**DATASET EXCERPTS**
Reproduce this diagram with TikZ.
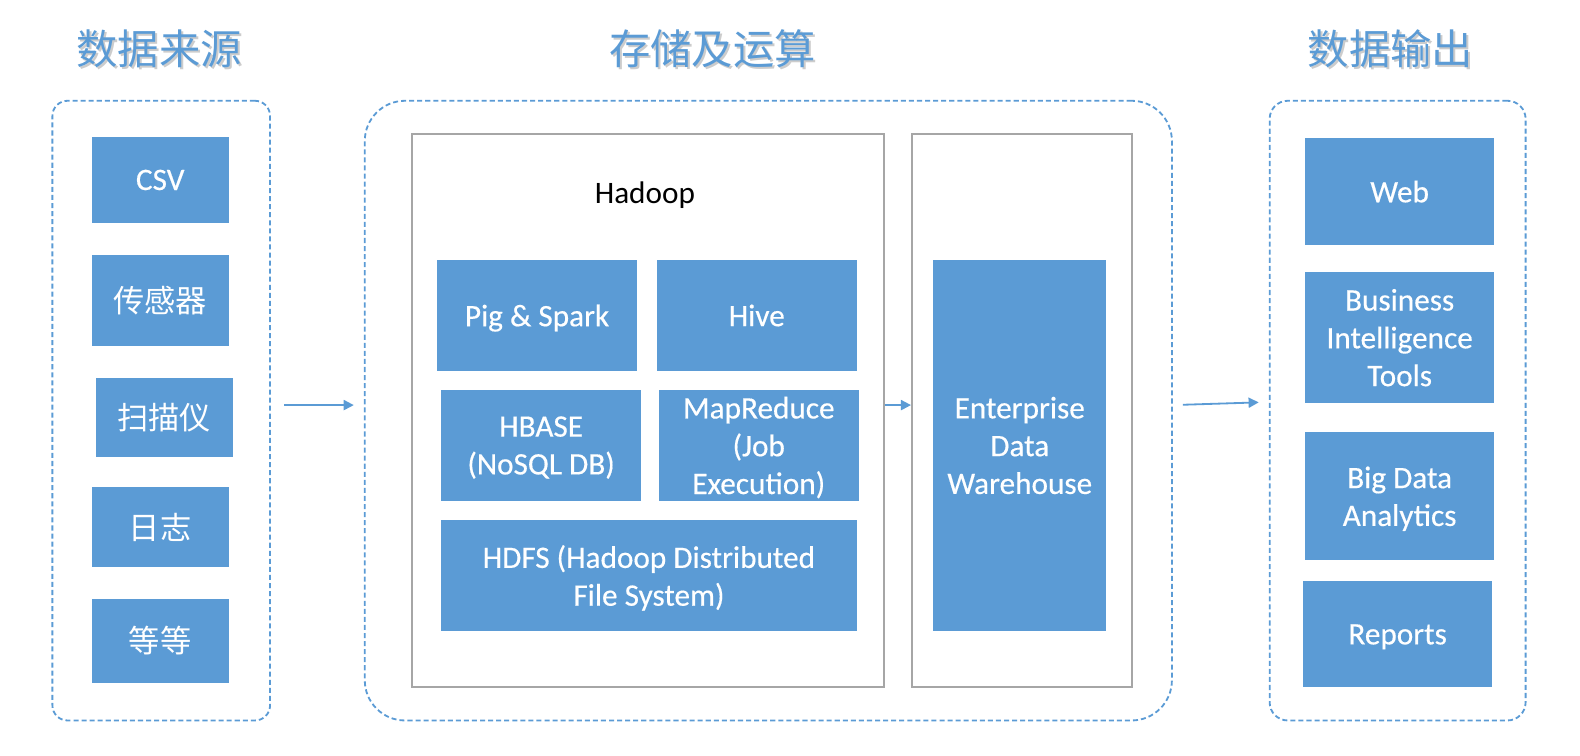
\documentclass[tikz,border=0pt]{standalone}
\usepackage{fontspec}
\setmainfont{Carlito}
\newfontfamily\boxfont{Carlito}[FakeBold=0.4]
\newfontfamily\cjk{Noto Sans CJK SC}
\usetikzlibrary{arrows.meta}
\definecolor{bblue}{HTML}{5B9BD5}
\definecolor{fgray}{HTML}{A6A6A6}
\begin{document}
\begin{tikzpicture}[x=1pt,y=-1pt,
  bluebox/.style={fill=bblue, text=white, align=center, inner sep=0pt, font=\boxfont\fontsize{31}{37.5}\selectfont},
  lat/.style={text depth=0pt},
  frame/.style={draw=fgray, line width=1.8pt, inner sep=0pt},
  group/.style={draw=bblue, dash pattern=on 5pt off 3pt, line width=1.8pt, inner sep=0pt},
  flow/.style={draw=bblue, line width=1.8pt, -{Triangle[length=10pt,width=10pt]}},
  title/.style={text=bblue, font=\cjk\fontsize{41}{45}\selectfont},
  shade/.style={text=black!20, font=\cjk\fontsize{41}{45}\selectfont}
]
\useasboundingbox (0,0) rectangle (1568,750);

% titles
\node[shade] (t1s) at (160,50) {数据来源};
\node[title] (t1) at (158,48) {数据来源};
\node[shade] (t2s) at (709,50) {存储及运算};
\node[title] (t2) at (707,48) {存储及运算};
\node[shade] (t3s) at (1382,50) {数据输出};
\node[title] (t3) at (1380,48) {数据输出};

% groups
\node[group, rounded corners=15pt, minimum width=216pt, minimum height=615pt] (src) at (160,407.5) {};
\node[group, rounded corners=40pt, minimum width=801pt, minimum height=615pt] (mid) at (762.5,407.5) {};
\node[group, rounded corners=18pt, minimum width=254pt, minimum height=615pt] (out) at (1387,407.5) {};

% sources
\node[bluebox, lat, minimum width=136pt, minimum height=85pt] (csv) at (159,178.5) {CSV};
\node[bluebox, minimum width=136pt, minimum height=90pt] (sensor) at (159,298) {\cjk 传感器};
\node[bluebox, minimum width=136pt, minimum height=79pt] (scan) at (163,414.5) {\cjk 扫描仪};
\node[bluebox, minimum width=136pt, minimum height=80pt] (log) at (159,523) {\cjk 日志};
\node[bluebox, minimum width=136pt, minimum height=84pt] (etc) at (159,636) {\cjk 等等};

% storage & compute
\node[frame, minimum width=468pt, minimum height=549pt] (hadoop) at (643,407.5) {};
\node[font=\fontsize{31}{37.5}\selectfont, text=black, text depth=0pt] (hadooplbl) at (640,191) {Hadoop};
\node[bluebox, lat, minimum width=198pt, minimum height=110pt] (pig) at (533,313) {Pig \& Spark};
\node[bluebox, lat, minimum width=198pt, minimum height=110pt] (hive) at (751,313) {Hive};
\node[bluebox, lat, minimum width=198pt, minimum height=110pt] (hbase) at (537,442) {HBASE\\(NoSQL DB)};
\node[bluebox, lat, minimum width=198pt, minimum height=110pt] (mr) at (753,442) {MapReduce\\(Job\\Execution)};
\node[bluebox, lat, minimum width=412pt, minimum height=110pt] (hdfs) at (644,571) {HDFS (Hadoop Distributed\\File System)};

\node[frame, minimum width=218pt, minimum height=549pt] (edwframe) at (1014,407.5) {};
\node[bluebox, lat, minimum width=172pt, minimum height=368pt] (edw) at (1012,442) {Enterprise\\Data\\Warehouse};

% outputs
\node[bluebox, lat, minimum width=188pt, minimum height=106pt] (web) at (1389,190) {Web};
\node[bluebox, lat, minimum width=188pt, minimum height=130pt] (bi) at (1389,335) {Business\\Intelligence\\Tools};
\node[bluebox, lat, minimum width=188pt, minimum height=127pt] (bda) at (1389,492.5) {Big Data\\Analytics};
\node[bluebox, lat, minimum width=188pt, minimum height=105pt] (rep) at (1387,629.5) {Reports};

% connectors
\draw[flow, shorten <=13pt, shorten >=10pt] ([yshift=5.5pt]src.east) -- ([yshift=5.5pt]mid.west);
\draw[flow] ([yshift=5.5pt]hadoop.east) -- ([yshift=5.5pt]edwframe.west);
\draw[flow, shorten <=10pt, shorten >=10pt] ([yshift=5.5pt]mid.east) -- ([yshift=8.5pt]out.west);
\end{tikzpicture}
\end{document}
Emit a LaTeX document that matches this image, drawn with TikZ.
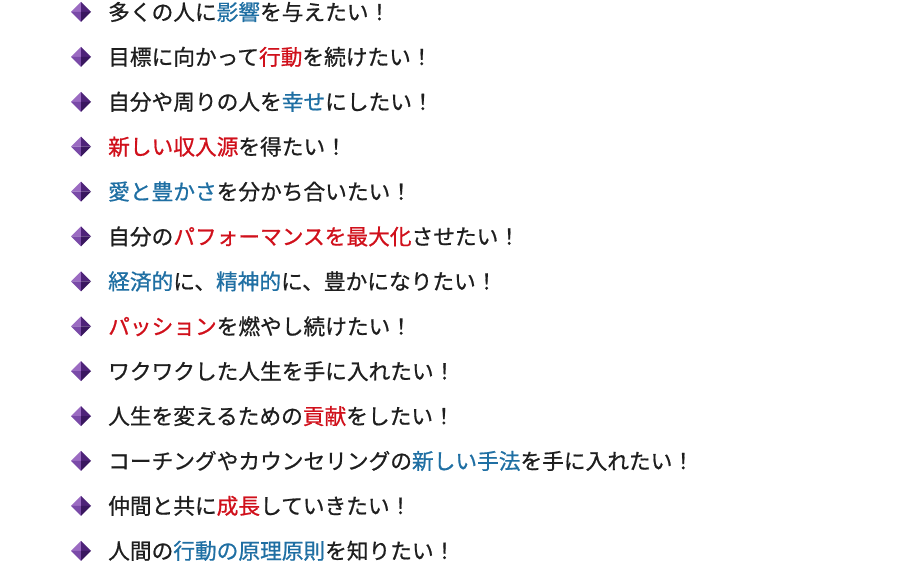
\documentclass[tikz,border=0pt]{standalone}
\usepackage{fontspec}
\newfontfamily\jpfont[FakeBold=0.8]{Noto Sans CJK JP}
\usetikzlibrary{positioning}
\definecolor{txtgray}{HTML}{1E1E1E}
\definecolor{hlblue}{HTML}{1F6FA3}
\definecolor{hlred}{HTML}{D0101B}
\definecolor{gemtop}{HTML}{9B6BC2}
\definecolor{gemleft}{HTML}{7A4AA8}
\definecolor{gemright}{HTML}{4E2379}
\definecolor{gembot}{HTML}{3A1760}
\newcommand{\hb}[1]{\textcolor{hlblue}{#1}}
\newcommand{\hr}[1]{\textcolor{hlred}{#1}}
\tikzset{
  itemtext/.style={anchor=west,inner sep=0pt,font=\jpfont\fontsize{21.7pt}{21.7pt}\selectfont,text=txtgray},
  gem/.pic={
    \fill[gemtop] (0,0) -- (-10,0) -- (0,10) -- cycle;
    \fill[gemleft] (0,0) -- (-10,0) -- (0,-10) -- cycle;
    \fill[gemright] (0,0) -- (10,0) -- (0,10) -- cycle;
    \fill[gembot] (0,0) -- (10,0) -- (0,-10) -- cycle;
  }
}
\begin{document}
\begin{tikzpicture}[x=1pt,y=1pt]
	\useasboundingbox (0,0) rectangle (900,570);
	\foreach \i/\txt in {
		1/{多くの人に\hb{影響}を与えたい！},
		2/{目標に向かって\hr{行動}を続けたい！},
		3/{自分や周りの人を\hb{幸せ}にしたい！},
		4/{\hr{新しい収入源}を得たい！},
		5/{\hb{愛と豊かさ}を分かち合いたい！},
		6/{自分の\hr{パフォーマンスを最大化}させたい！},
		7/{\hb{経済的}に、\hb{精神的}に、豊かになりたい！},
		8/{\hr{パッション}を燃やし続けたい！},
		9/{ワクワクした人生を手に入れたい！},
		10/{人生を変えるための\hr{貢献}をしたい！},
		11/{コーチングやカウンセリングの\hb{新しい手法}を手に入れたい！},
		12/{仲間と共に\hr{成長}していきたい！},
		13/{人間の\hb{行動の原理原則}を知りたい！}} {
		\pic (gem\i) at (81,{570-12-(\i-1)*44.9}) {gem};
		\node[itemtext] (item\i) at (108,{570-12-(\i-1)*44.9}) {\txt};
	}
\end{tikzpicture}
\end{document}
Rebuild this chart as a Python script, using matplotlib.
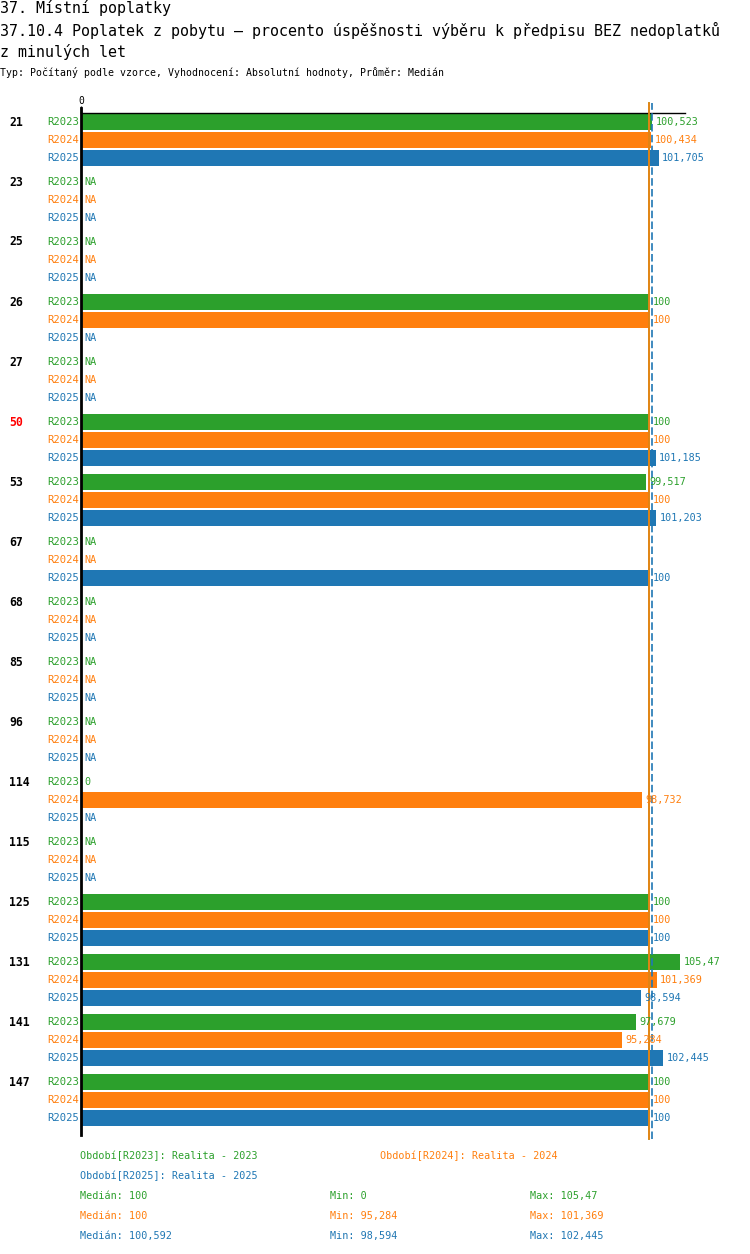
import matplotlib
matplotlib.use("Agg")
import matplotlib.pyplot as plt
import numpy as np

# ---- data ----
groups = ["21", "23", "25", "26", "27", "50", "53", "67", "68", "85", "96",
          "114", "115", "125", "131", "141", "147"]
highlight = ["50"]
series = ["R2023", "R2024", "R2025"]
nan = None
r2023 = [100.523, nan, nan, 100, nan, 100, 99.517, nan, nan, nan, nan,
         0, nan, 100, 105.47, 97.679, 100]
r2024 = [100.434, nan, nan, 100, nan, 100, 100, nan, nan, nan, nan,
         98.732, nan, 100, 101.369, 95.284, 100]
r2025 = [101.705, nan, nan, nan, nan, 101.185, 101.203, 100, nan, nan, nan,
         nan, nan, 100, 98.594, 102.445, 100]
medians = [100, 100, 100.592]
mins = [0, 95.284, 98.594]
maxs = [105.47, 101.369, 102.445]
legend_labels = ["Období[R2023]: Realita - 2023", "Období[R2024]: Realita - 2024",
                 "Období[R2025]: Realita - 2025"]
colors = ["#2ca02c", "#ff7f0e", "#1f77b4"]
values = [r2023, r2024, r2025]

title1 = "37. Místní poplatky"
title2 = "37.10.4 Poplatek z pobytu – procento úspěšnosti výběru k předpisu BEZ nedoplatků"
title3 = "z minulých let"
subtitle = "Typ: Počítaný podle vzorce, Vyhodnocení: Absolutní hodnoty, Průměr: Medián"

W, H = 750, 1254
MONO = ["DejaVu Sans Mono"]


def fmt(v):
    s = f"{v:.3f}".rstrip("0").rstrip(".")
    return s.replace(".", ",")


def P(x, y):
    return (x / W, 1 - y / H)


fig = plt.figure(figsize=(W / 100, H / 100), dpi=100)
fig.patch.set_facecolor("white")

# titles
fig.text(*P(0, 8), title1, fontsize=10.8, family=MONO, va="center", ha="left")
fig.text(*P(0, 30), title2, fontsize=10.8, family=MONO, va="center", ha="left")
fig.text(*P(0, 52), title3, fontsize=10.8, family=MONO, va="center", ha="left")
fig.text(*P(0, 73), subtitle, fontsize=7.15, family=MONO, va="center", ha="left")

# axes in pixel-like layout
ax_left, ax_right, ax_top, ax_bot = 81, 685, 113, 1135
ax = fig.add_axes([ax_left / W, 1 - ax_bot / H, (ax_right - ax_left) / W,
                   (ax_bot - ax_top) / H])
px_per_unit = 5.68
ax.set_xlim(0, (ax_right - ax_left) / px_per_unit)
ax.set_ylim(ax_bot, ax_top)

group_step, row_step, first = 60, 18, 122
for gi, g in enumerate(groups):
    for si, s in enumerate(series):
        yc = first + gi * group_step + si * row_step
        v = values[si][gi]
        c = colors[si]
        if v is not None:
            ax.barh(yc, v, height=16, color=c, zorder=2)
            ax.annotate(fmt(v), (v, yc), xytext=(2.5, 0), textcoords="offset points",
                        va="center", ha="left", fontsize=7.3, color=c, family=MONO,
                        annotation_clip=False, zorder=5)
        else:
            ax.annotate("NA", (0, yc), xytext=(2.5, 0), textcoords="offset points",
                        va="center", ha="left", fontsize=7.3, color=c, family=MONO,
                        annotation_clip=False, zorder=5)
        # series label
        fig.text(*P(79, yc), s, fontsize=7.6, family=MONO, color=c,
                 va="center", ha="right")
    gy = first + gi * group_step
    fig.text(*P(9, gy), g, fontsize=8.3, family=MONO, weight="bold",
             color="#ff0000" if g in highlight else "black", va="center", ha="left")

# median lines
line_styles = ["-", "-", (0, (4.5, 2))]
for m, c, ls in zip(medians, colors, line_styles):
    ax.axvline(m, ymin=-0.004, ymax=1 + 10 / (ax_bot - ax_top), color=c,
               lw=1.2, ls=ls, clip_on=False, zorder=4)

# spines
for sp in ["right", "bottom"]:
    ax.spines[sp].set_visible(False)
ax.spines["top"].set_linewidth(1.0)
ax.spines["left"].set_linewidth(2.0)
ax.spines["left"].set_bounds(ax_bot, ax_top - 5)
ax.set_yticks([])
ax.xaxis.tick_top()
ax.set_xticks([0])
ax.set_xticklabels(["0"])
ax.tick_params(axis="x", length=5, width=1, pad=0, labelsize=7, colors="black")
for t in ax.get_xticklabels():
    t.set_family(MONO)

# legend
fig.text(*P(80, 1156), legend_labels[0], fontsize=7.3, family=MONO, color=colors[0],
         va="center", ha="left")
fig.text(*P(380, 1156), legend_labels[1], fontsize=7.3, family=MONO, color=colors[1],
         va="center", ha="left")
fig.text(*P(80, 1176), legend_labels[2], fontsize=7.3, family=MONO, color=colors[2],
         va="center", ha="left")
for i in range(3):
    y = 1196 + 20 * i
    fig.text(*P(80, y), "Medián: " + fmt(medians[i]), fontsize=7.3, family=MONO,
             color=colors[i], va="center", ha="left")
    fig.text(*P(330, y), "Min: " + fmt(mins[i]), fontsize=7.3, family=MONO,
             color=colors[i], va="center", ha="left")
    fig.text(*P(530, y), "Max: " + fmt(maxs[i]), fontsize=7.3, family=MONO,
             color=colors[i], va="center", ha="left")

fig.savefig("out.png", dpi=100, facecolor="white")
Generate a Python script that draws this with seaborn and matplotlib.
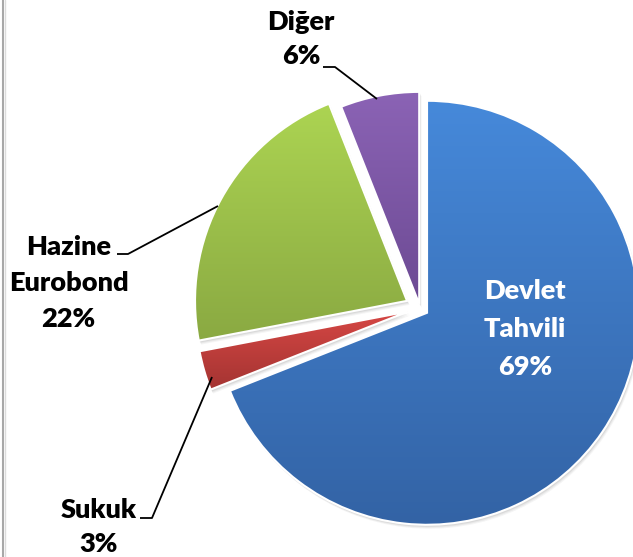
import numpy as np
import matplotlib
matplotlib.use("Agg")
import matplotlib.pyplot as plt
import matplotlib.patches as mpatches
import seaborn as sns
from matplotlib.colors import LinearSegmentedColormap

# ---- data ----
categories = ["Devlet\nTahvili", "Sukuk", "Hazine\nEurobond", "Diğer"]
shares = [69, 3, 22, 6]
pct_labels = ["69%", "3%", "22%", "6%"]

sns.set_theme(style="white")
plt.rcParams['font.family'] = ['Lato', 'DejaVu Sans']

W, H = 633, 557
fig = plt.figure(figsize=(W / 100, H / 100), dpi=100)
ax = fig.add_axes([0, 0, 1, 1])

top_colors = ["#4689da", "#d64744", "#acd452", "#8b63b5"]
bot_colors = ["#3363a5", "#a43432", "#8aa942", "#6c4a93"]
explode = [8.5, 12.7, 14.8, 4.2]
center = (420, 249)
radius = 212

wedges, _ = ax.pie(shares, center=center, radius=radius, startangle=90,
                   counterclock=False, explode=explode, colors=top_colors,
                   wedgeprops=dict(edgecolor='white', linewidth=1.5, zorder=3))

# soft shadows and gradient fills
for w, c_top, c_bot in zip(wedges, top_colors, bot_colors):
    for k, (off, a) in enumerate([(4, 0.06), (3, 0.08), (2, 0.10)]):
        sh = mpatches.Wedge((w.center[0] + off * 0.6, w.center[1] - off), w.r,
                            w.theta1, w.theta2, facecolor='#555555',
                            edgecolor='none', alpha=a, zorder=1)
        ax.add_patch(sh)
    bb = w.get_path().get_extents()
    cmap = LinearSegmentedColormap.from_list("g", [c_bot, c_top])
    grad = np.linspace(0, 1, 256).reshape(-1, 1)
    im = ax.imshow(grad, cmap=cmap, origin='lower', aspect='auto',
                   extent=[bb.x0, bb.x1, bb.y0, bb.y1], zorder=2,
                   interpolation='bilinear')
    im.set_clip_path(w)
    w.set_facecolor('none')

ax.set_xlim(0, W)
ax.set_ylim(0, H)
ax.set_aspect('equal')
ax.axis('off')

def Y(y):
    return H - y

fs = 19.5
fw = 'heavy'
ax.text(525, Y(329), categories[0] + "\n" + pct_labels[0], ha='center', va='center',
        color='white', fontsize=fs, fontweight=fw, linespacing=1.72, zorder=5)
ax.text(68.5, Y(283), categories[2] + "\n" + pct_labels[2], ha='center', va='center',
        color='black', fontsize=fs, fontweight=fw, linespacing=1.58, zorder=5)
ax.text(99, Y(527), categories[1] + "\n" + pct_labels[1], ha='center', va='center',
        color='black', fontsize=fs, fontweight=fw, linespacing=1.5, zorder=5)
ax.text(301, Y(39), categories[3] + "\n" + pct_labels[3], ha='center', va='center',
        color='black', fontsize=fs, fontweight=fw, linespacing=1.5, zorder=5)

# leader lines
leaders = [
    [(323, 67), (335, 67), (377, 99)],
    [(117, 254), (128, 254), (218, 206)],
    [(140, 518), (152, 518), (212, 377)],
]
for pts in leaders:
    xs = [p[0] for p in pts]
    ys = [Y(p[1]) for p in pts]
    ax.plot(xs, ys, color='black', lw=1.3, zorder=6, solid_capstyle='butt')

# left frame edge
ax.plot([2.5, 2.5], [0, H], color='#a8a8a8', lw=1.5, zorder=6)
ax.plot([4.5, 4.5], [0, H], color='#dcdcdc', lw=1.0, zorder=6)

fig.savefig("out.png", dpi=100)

**TASK BRIEF**
State the count of lines with the word "that" in them, and write nothing else.

**EXERCISE SOLUTION**
2